Friday, August 01, 2008

Trash Fee or Override?

I know most people would answer the above with "neither," but humor me here.

The initial trash fee plan would probably cost me about $200 a year. The annual fee alone would cost $100. I figure at the $1.50 per bag, I'm good for about $100 a year. If the city passed an override, according to FY08 figures, every $1 million in override money would cost the average homeowner $74 a year.

I know we're talking shades of less horrible here, but I'd argue that an override would cost less than a trash fee. While it still seems unlikely an override would pass, I think it's really unlikely that voters would approve more than $1 million in new spending. Geez, it could $2 million and I'd still probably be saving money.

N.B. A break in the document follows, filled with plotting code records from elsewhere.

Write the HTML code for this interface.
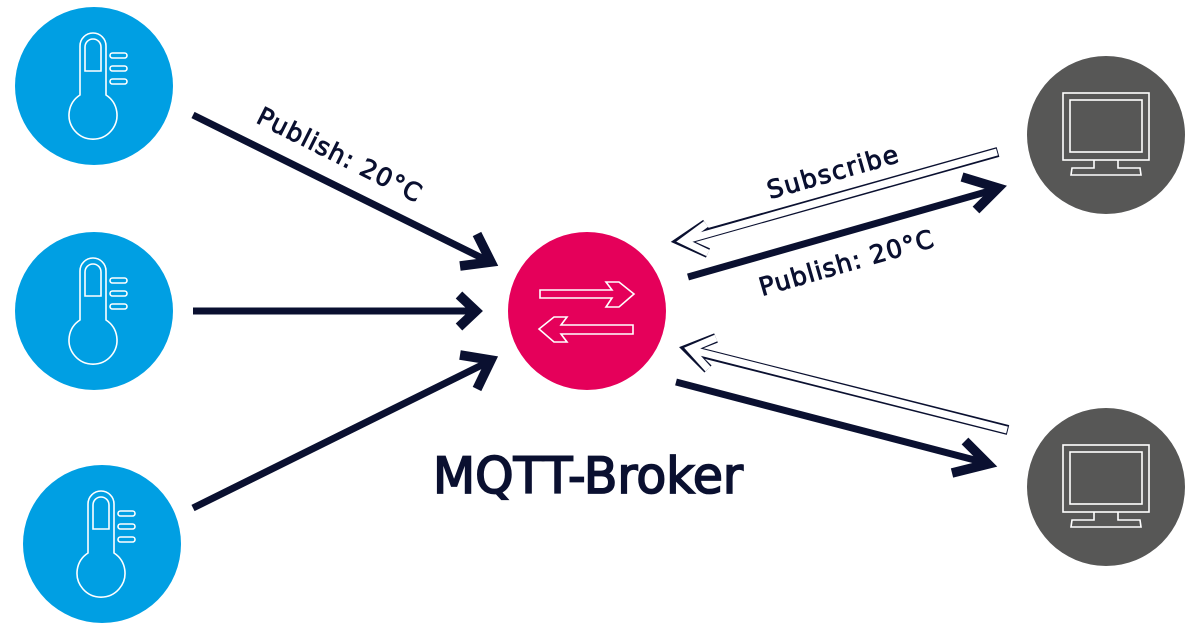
<!DOCTYPE html>
<html><head><meta charset="utf-8"><style>
html,body{margin:0;padding:0;background:#fff;}
svg{display:block}
text{font-family:"DejaVu Sans","Liberation Sans",sans-serif;fill:#0a1030;stroke:#0a1030}
</style></head><body>
<svg width="1200" height="631" viewBox="0 0 1200 631" xmlns="http://www.w3.org/2000/svg">
<defs>
<g id="th" fill="none" stroke="#fff" stroke-width="1.6">
  <path d="M-14,9 L-14,-40 A13,13 0 0 1 12,-40 L12,9 A24,24 0 1 1 -14,9 Z"/>
  <path d="M-9,-15 L-9,-39 A8,8 0 0 1 7,-39 L7,-15 Z"/>
  <rect x="16" y="-33" width="17" height="5" rx="2.5"/>
  <rect x="16" y="-20" width="17" height="5" rx="2.5"/>
  <rect x="16" y="-7" width="17" height="5" rx="2.5"/>
</g>
<g id="mon" fill="none" stroke="#fff" stroke-width="1.6">
  <rect x="-43" y="-42" width="86" height="67"/>
  <rect x="-36" y="-35" width="72" height="52"/>
  <path d="M-12,25 L-12,33 L-34,33 L-35,40 L35,40 L34,33 L12,33 L12,25"/>
</g>
</defs>

<circle cx="94" cy="86" r="79" fill="#009fe3"/>
<circle cx="94" cy="311" r="79" fill="#009fe3"/>
<circle cx="102" cy="544" r="79" fill="#009fe3"/>
<use href="#th" x="94" y="86"/>
<use href="#th" x="94" y="311"/>
<use href="#th" x="102" y="544"/>

<circle cx="587" cy="311" r="79" fill="#e5005a"/>
<g fill="none" stroke="#fff" stroke-width="1.6">
  <path d="M540,290 L612,290 L606,282 L619,282 L634,294 L619,307 L606,307 L612,298 L540,298 Z"/>
  <path d="M633,325 L561,325 L567,317 L554,317 L539,329 L554,342 L567,342 L561,334 L633,334 Z"/>
</g>

<circle cx="1106" cy="135" r="79" fill="#575756"/>
<circle cx="1106" cy="487" r="79" fill="#575756"/>
<use href="#mon" x="1106" y="135"/>
<use href="#mon" x="1106" y="487"/>

<g stroke="#0a1030" stroke-width="7" fill="none" stroke-linejoin="miter">
  <line x1="193" y1="115" x2="488" y2="261"/>
  <line x1="193" y1="311" x2="476" y2="311"/>
  <line x1="193" y1="508" x2="490" y2="361"/>
  <line x1="688" y1="277" x2="1000" y2="188"/>
  <line x1="676" y1="382" x2="990" y2="464"/>
</g>
<g stroke="#0a1030" stroke-width="9.5" fill="none" stroke-linejoin="miter">
  <polyline points="477,234 491,262 460,266"/>
  <polyline points="459,295 476,311 459,327"/>
  <polyline points="460,355 491,360 477,389"/>
  <polyline points="962,177 998,188 976,210"/>
  <polyline points="965,441 988,464 952,473"/>
</g>
<g fill="none" stroke-linejoin="miter">
  <g stroke="#0a1030" stroke-width="10">
    <line x1="998" y1="152" x2="684" y2="240"/>
    <polyline points="706,224 681,241 708,253"/>
    <line x1="1008" y1="430" x2="690" y2="350"/>
    <polyline points="716,338 688,349 708,369"/>
  </g>
  <g stroke="#fff" stroke-width="7">
    <line x1="997" y1="152" x2="686" y2="240"/>
    <polyline points="706,224 683,241 708,253"/>
    <line x1="1007" y1="430" x2="692" y2="350"/>
    <polyline points="716,338 690,349 708,369"/>
  </g>
</g>

<text x="0" y="0" font-size="25" stroke-width="0.9" transform="translate(255,122) rotate(26.6)" textLength="180">Publish: 20°C</text>
<text x="0" y="0" font-size="25" stroke-width="0.9" transform="translate(762,296) rotate(-16)" textLength="180">Publish: 20°C</text>
<text x="0" y="0" font-size="25" stroke-width="0.9" transform="translate(770,199) rotate(-16)" textLength="135">Subscribe</text>
<text x="433" y="493" font-size="50" stroke-width="1.8" textLength="310" lengthAdjust="spacingAndGlyphs">MQTT-Broker</text>
</svg>
</body></html>
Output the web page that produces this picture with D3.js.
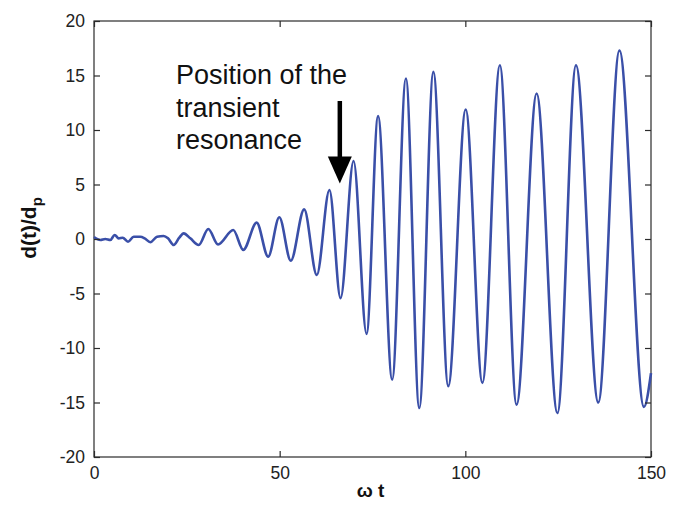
<!DOCTYPE html>
<html><head><meta charset="utf-8">
<script src="https://cdn.jsdelivr.net/npm/d3@7"></script>
<style>body{margin:0;background:#fff}svg{display:block}text{font-family:"Liberation Sans",Arial,sans-serif}</style>
</head><body><svg id="c" width="695" height="509"></svg>
<script>
// omega*t at each read extremum / point
const times = [0,1.7,3.04,4.39,5.57,6.65,7.73,9.16,10.69,12.47,13.65,15.16,16.97,18.77,19.93,21.47,22.97,24.16,25.94,28.2,30.78,33.4,37.5,40.2,43.8,46.9,49.9,53.0,56.6,60.0,63.4,66.4,69.9,73.4,76.5,80.3,84.0,87.6,91.4,95.4,100.1,104.6,109.3,113.8,119.2,124.8,129.8,135.8,141.5,148.1,150];
// d(t)/d_p values
const values = [0.18,-0.09,0,-0.09,0.37,0.06,0.12,-0.25,0.21,0.21,0.06,-0.30,0.21,0.27,0.06,-0.55,0.12,0.52,0.06,-0.55,0.92,-0.5,0.82,-1.0,1.5,-1.62,1.99,-1.99,2.72,-3.3,4.49,-5.43,7.15,-8.7,11.27,-12.9,14.72,-15.5,15.33,-13.5,11.88,-13.2,15.94,-15.2,13.35,-15.97,15.94,-15.0,17.3,-15.4,-12.3];
const xTicks = [0,50,100,150];
const yTicks = [-20,-15,-10,-5,0,5,10,15,20];
const annotationLines = ["Position of the","transient","resonance"];
const arrowTarget = {t:66.2, v:5.1};

const svg = d3.select("#c");
const L=94,R=651,T=21,B=457;
const x = d3.scaleLinear().domain([0,150]).range([L,R]);
const y = d3.scaleLinear().domain([-20,20]).range([B,T]);
const axisColor="#2b2b2b";

// frame
svg.append("rect").attr("x",L).attr("y",T).attr("width",R-L).attr("height",B-T)
  .attr("fill","none").attr("stroke",axisColor).attr("stroke-width",1.2);

// curve
const data = times.map((t,i)=>({t,v:values[i]}));
svg.append("path").datum(data)
  .attr("d", d3.line().x(d=>x(d.t)).y(d=>y(d.v)).curve(d3.curveMonotoneX))
  .attr("fill","none").attr("stroke","#3a4fa8").attr("stroke-width",2.6);

// axes
const fmt = d => String(d);
const ax = svg.append("g").attr("transform",`translate(0,${B})`)
  .call(d3.axisBottom(x).tickValues(xTicks).tickSize(-6).tickPadding(10).tickFormat(fmt));
const axT = svg.append("g").attr("transform",`translate(0,${T})`)
  .call(d3.axisTop(x).tickValues(xTicks).tickSize(-6).tickFormat(""));
const ay = svg.append("g").attr("transform",`translate(${L},0)`)
  .call(d3.axisLeft(y).tickValues(yTicks).tickSize(-6).tickPadding(9).tickFormat(fmt));
const ayR = svg.append("g").attr("transform",`translate(${R},0)`)
  .call(d3.axisRight(y).tickValues(yTicks).tickSize(-6).tickFormat(""));
[ax,axT,ay,ayR].forEach(g=>{
  g.select(".domain").remove();
  g.selectAll(".tick line").attr("stroke",axisColor).attr("stroke-width",1.2);
  g.selectAll(".tick text").attr("fill","#222").style("font-size","17.5px").style("font-family","'Liberation Sans',Arial,sans-serif");
});

// axis labels
svg.append("text").attr("x",(L+R)/2-2).attr("y",497).attr("text-anchor","middle")
  .style("font-size","19px").style("font-weight","bold").attr("fill","#111")
  .text("\u03c9 t");
const yl = svg.append("text").attr("transform","translate(36,228) rotate(-90)")
  .attr("text-anchor","middle").style("font-size","21px").style("font-weight","bold").attr("fill","#111");
yl.append("tspan").text("d(t)/d");
yl.append("tspan").attr("dy",6).style("font-size","15px").text("p");

// annotation
const ann = svg.append("text").attr("x",176).attr("y",84).style("font-size","27px").attr("fill","#111");
annotationLines.forEach((s,i)=>ann.append("tspan").attr("x",176).attr("dy",i?32.5:0).text(s));

// arrow
const ax0 = x(arrowTarget.t), tipY = y(arrowTarget.v);
svg.append("line").attr("x1",ax0).attr("x2",ax0).attr("y1",101).attr("y2",tipY-20)
  .attr("stroke","#000").attr("stroke-width",4.5);
svg.append("path").attr("d",`M${ax0-12},${tipY-27} L${ax0+12},${tipY-27} L${ax0},${tipY} Z`).attr("fill","#000");
</script></body></html>
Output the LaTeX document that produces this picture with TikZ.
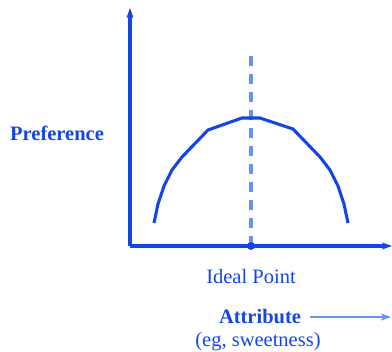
\documentclass[tikz,border=0pt]{standalone}
\usepackage{fontspec}
\setmainfont{Liberation Serif}
\usepackage{xcolor}
\usepackage{tikz}
\usetikzlibrary{
  arrows.meta,
  positioning,
  calc
}
\definecolor{AxisBlue}{HTML}{1446E6}
\definecolor{LightBlue}{HTML}{6494F4}
\tikzset{
  axis/.style={
    -{Stealth[length=10pt,width=7pt,inset=2.5pt]},
    line width=3.1pt,
    draw=AxisBlue
  },
  curve/.style={
    line width=3.1pt,
    draw=AxisBlue,
    line join=round
  },
  guide/.style={
    line width=3.1pt,
    draw=LightBlue,
    dash pattern=on 10pt off 8pt
  },
  pointer/.style={
    -{Stealth[length=10pt,width=7pt,inset=2.5pt]},
    line width=2.6pt,
    draw=LightBlue
  },
  label/.style={
    text=AxisBlue,
    font=\fontsize{20.5}{24}\selectfont,
    inner sep=0pt
  },
  title/.style={
    label,
    font=\fontsize{20.5}{24}\selectfont\bfseries
  }
}

\begin{document}
\begin{tikzpicture}[x=1pt,y=-1pt]

  \useasboundingbox (0,0) rectangle (392,352);

  \coordinate (origin) at (130,246);
  \coordinate (ytip) at (130,8);
  \coordinate (xtip) at (392,246);
  \coordinate (ideal) at (251,246);
  \coordinate (dashtop) at (251,52);

  % ideal point guide
  \draw[guide]
  (ideal) --
  (dashtop);

  % axes
  \draw[axis]
  (origin) --
  (ytip);

  \draw[axis]
  (origin) --
  (xtip);

  % preference curve
  \draw[curve]
  (154,223) -- (158,204) -- (164,186) -- (172,170) -- (182,157) --
  (208,130) -- (242,118) -- (260,118) -- (293,129) --
  (320,157) -- (330,170) -- (338,186) -- (344,204) -- (348,223);

  \fill[AxisBlue] (ideal) circle (4pt);

  \node[title] at (57,133) (preference) {
    Preference
  };

  \node[label] at (251,276) (idealpoint) {
    Ideal Point
  };

  \node[title] at (260,317) (attribute) {
    Attribute
  };

  \node[label] at (258,342) (example) {
    (eg, sweetness)
  };

  \coordinate (attrtip) at (391,317);

  \draw[pointer]
  ([xshift=9pt]attribute.east) --
  (attrtip);

\end{tikzpicture}
\end{document}
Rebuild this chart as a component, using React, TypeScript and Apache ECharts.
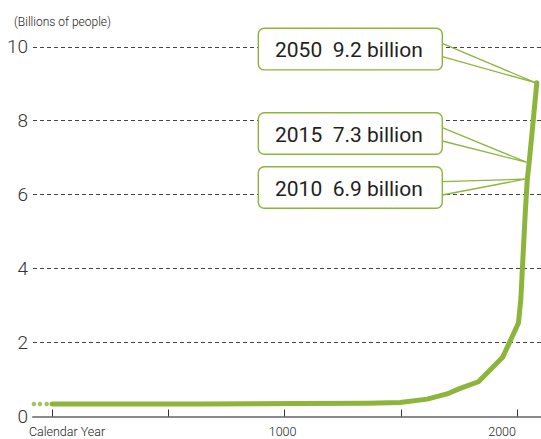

That said, the trash fee has a better chance of getting done than override. While the council might still be considering a trash fee, I see no circumstance where a majority of the council would support an override effort. Hell, I wouldn't be surprised if not one councilor supported an override effort.

I know, I know. Most people say cut, don't spend more. But the fundamental fact is that revenues won't keep up with new, basic costs like energy, personnel and insurance. It just won't. So you just keep cutting year after year, or you do something. If the city can get new growth moving, this becomes a smaller issue, but when will new growth significantly help the city? I'd say not in the next few years. Five years? 10 years? What do you do in the meantime? People don't like seeing the library cut to part-time and don't like to see police officers and firefighters laid off, but until something changes, those kind of things will be an annual fact of life.

So, even though the final answer will be "nothing," I think it's an interesting question. What would people rather have -- a cheaper override, or a more costly trash fee? When you forget the politics and the knee-jerk reaction to the term "override," it might be the better option for your wallet. And the way this override discussion is likely to be focused -- a series of questions targeting specific departments and expenditures -- it would give voters the opporunity to target that new spending the way they wanted.

Eh, there's my Friday ramble. Time to tell me I'm an idiot and that we should just keep cutting.